Pour répondre aux préoccupations de coût et de durée, les institutions arbitrales ont développé des procédures accélérées. La CCI, le SIAC et la LCIA proposent désormais des règlements spécifiques pour les litiges de valeur limitée, prévoyant des délais raccourcis, des tribunaux à arbitre unique et des procédures simplifiées. Ces innovations rendent l’arbitrage plus accessible aux acteurs économiques de taille moyenne et permettent une résolution plus rapide des différends.
La diversification du corps arbitral constitue un autre axe de transformation. Historiquement dominé par des praticiens masculins issus d’Europe occidentale et d’Amérique du Nord, le monde arbitral s’ouvre progressivement à une plus grande diversité géographique, générationnelle et de genre. Des initiatives comme le Pledge for Equal Representation in Arbitration encouragent la nomination d’arbitres femmes, tandis que les institutions promeuvent activement l’inclusion de professionnels issus d’Asie, d’Afrique et d’Amérique latine.
L’émergence de nouveaux centres régionaux d’arbitrage modifie la géographie traditionnelle de l’arbitrage international. Si Paris, Londres, Genève et New York demeurent des places majeures, des centres comme Singapour, Hong Kong, Dubaï, Casablanca ou São Paulo gagnent en importance, reflétant les nouveaux équilibres économiques mondiaux. Cette décentralisation favorise l’adaptation des pratiques arbitrales aux spécificités culturelles et juridiques régionales.
Sur le plan substantiel, l’intégration progressive des considérations d’intérêt public dans le raisonnement arbitral témoigne d’une évolution profonde. Les tribunaux arbitraux prennent davantage en compte les questions environnementales, sociales et de gouvernance (ESG), reconnaissant que les différends commerciaux s’inscrivent dans un contexte sociétal plus large. Cette tendance est particulièrement marquée dans les arbitrages impliquant des États ou touchant à des secteurs sensibles comme l’énergie ou les ressources naturelles.

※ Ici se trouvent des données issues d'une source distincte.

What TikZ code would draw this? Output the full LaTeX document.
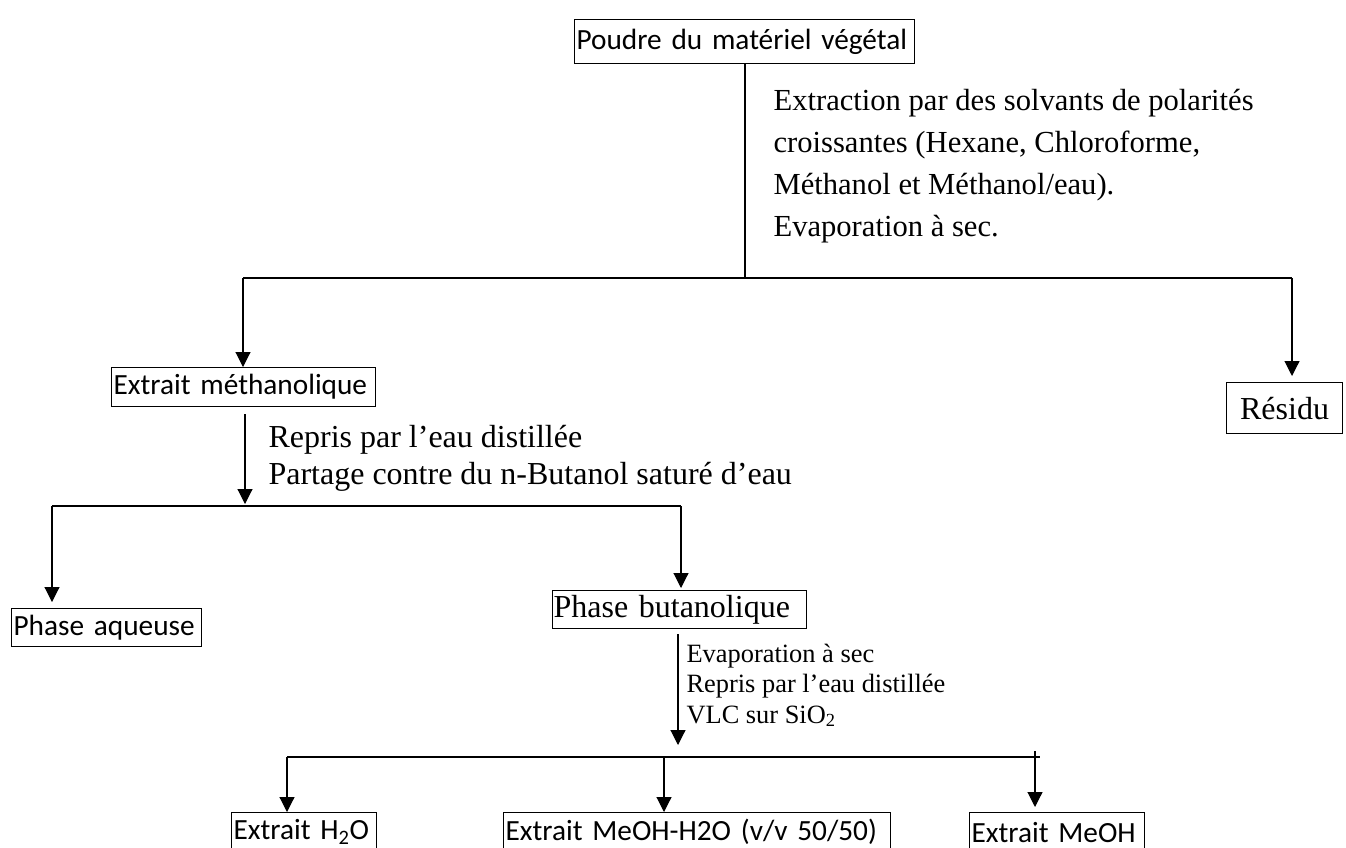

L’arbitrage international se trouve ainsi à la croisée des chemins, cherchant à préserver les qualités qui ont fait son succès tout en s’adaptant aux exigences contemporaines de légitimité, de transparence et d’accessibilité. Sa capacité à maintenir cet équilibre délicat déterminera son avenir comme mécanisme privilégié de résolution des litiges transfrontaliers dans un monde en constante mutation.